*** Given records

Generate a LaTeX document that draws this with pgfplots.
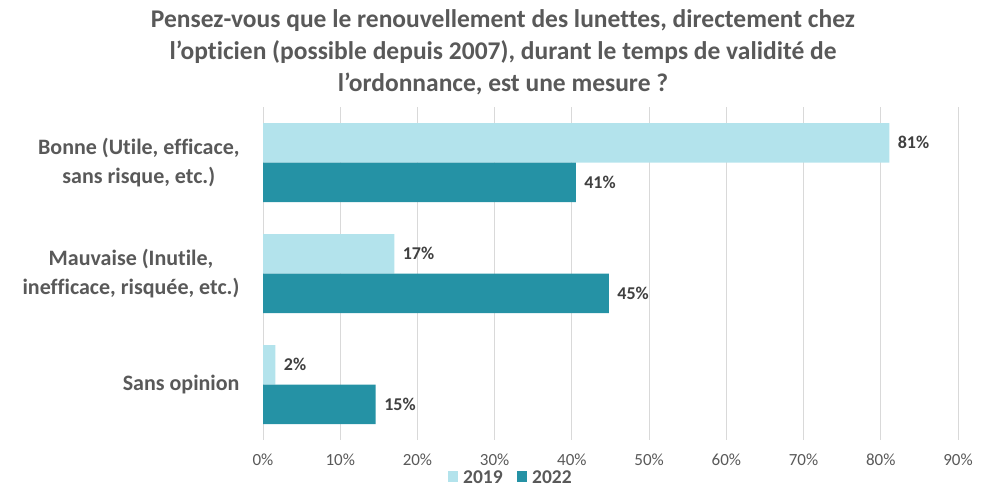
\documentclass[border=0pt]{standalone}
\usepackage{pgfplots}
\pgfplotsset{compat=1.18}
\usepackage{fontspec}
\setmainfont{Carlito}[Ligatures=NoCommon]
\definecolor{lightc}{HTML}{B3E3EC}
\definecolor{tealc}{HTML}{2592A5}
\definecolor{txt}{HTML}{595959}
\definecolor{vtxt}{HTML}{404040}
\definecolor{gridc}{HTML}{D9D9D9}
\begin{document}
\begin{tikzpicture}[x=1pt,y=1pt]
\useasboundingbox (0,0) rectangle (1006,493);
\begin{axis}[
  at={(263pt,53pt)}, anchor=south west,
  scale only axis, width=695pt, height=333pt,
  xbar, bar width=39.5pt,
  xmin=0, xmax=90, ymin=-0.5, ymax=2.5,
  y dir=reverse,
  axis line style={draw=none},
  xtick={0,10,...,90},
  ytick=\empty,
  xmajorgrids, grid style={gridc, line width=1pt},
  major tick length=0pt,
  /pgf/number format/assume math mode=true,
  xticklabel={\pgfmathprintnumber{\tick}\%},
  xticklabel style={font=\fontsize{17}{19}\selectfont, text=txt, yshift=-10pt},
  nodes near coords,
  point meta=explicit symbolic,
  nodes near coords style={font=\bfseries\fontsize{18}{20}\selectfont, text=vtxt, anchor=west, xshift=5pt},
  clip=false,
]
\addplot[fill=lightc, draw=none, bar shift=19.75pt] coordinates {(81.1,0) [81\%] (17.0,1) [17\%] (1.6,2) [2\%]};
\addplot[fill=tealc, draw=none, bar shift=-19.75pt] coordinates {(40.5,0) [41\%] (44.8,1) [45\%] (14.6,2) [15\%]};
\end{axis}
\node[font=\bfseries\fontsize{25.5}{32}\selectfont, text=txt, align=center] at (503,441) {Pensez-vous que le renouvellement des lunettes, directement chez\\l’opticien (possible depuis 2007), durant le temps de validité de\\l’ordonnance, est une mesure ?};
\begin{scope}[every node/.style={font=\bfseries\fontsize{22}{29}\selectfont, text=txt, align=center, anchor=east}]
\node at (243,330.5) {Bonne (Utile, efficace,\\sans risque, etc.)};
\node at (243,219.5) {Mauvaise (Inutile,\\inefficace, risquée, etc.)};
\node at (243,108.5) {Sans opinion};
\end{scope}
\fill[lightc] (448,11) rectangle (458,22);
\node[anchor=west, font=\bfseries\fontsize{19.5}{21}\selectfont, text=txt, inner sep=0pt] at (463,16) {2019};
\fill[tealc] (517,11) rectangle (527,22);
\node[anchor=west, font=\bfseries\fontsize{19.5}{21}\selectfont, text=txt, inner sep=0pt] at (532,16) {2022};
\end{tikzpicture}
\end{document}
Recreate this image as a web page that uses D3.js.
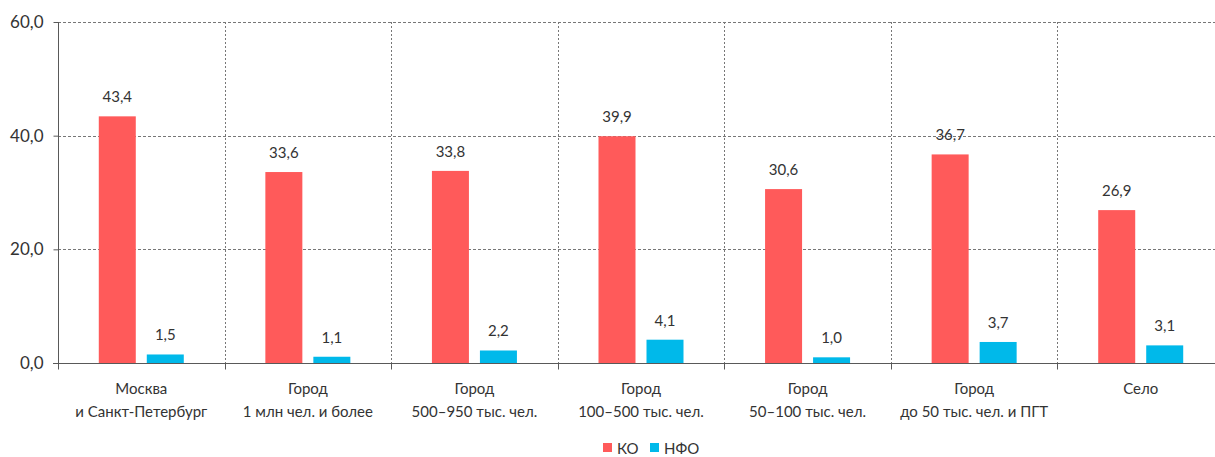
<!DOCTYPE html>
<html>
<head>
<meta charset="utf-8">
<script src="https://cdn.jsdelivr.net/npm/d3@7"></script>
<style>
  body { margin: 0; background: #fff; }
  svg text { font-family: "Lato", "Open Sans", sans-serif; fill: #333; }
</style>
</head>
<body>
<script>
var categories = [
  ["Москва", "и Санкт-Петербург"],
  ["Город", "1 млн чел. и более"],
  ["Город", "500–950 тыс. чел."],
  ["Город", "100–500 тыс. чел."],
  ["Город", "50–100 тыс. чел."],
  ["Город", "до 50 тыс. чел. и ПГТ"],
  ["Село"]
];
var ko  = [43.4, 33.6, 33.8, 39.9, 30.6, 36.7, 26.9];
var nfo = [1.5, 1.1, 2.2, 4.1, 1.0, 3.7, 3.1];
var seriesNames = ["КО", "НФО"];
var colors = ["#ff5a5a", "#00b9ea"];
var yTicks = [0, 20, 40, 60];

var width = 1215,
    height = 457,
    mLeft = 58,
    mRight = 1224,
    mTop = 22,
    mBottom = 363;

var fmt = function(v) { return v.toFixed(1).replace(".", ","); };

var xSc = d3.scaleBand()
  .domain(d3.range(categories.length))
  .range([mLeft, mRight]);

var ySc = d3.scaleLinear()
  .domain([0, 60])
  .range([mBottom, mTop]);

var svg = d3.select("body").append("svg")
  .attr("width", width)
  .attr("height", height);

// horizontal dashed grid
svg.selectAll("line.hgrid")
  .data(yTicks.filter(function(d) { return d > 0; }))
  .enter()
    .append("line")
    .attr("class", "hgrid")
    .attr("x1", mLeft).attr("x2", mRight)
    .attr("y1", function(d) { return Math.round(ySc(d)) + 0.5; })
    .attr("y2", function(d) { return Math.round(ySc(d)) + 0.5; })
    .style("stroke", "#777")
    .style("stroke-width", 1)
    .style("stroke-dasharray", "3,2");

// vertical dashed grid between categories
svg.selectAll("line.vgrid")
  .data(d3.range(1, categories.length))
  .enter()
    .append("line")
    .attr("class", "vgrid")
    .attr("x1", function(i) { return Math.round(xSc(i)) + 0.5; })
    .attr("x2", function(i) { return Math.round(xSc(i)) + 0.5; })
    .attr("y1", mTop).attr("y2", mBottom)
    .style("stroke", "#777")
    .style("stroke-width", 1)
    .style("stroke-dasharray", "2,2");

// bars
var bw = 37, gap = 11;
var series = [ko, nfo];
series.forEach(function(vals, s) {
  svg.selectAll("rect.s" + s)
    .data(vals)
    .enter()
      .append("rect")
      .attr("class", "s" + s)
      .attr("x", function(d, i) {
        var c = xSc(i) + xSc.bandwidth() / 2;
        return s === 0 ? c - gap / 2 - bw : c + gap / 2;
      })
      .attr("y", function(d) { return ySc(d); })
      .attr("width", bw)
      .attr("height", function(d) { return mBottom - ySc(d); })
      .style("fill", colors[s]);

  svg.selectAll("text.l" + s)
    .data(vals)
    .enter()
      .append("text")
      .attr("class", "l" + s)
      .attr("x", function(d, i) {
        var c = xSc(i) + xSc.bandwidth() / 2;
        return s === 0 ? c - gap / 2 - bw / 2 : c + gap / 2 + bw / 2;
      })
      .attr("y", function(d) { return ySc(d) - 14; })
      .attr("text-anchor", "middle")
      .style("font-size", "15px")
      .text(function(d) { return fmt(d); });
});

// y axis
var yAxis = d3.axisLeft(ySc)
  .tickValues(yTicks)
  .tickSize(5)
  .tickPadding(10)
  .tickFormat(fmt);

var gy = svg.append("g")
  .attr("transform", "translate(" + (mLeft + 0.5) + ",0)")
  .call(yAxis);
gy.selectAll("path, line").style("stroke", "#595959");
gy.selectAll("text").style("font-size", "17px").style("fill", "#333").style("font-family", "Lato, sans-serif");
gy.select(".domain").attr("d", "M0," + mTop + "V" + mBottom);

// x axis
var gx = svg.append("g")
  .attr("transform", "translate(0," + (mBottom + 0.5) + ")");
gx.append("line")
  .attr("x1", mLeft - 5).attr("x2", mRight)
  .style("stroke", "#595959");
gx.selectAll("line.tick")
  .data(d3.range(0, categories.length + 1))
  .enter()
    .append("line")
    .attr("class", "tick")
    .attr("x1", function(i) { return Math.round(mLeft + i * xSc.bandwidth()) + 0.5; })
    .attr("x2", function(i) { return Math.round(mLeft + i * xSc.bandwidth()) + 0.5; })
    .attr("y1", 0).attr("y2", 6)
    .style("stroke", "#595959");

var lbl = gx.selectAll("text.cat")
  .data(categories)
  .enter()
    .append("text")
    .attr("class", "cat")
    .attr("text-anchor", "middle")
    .attr("x", function(d, i) { return xSc(i) + xSc.bandwidth() / 2; })
    .attr("y", 30)
    .style("font-size", "15px");
lbl.selectAll("tspan")
  .data(function(d) { return d; })
  .enter()
    .append("tspan")
    .attr("x", function() { return d3.select(this.parentNode).attr("x"); })
    .attr("dy", function(d, j) { return j === 0 ? 0 : 23; })
    .text(function(d) { return d; });

// legend
var leg = svg.selectAll("g.leg")
  .data(seriesNames)
  .enter()
    .append("g")
    .attr("class", "leg")
    .attr("transform", function(d, i) { return "translate(" + (603 + i * 47) + ",443)"; });
leg.append("rect")
  .attr("width", 9).attr("height", 9)
  .style("fill", function(d, i) { return colors[i]; });
leg.append("text")
  .attr("x", 14)
  .attr("y", 11)
  .style("font-size", "15px")
  .text(function(d) { return d; });
</script>
</body>
</html>
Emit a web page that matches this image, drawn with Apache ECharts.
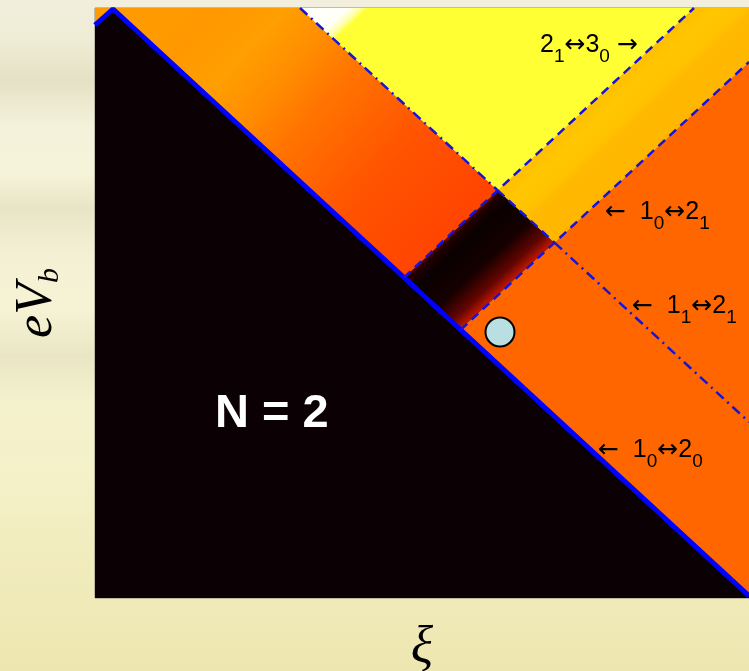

******

▸ Work to be completed: Where a line holds "this", copy it out.

▸ Task output:
Generate a LaTeX document that draws this with pgfplots.
Recreate this image as a web page that uses D3.js.
    .attr("x", function() { return d3.select(this.parentNode).attr("x"); })
Emit a web page that matches this image, drawn with Apache ECharts.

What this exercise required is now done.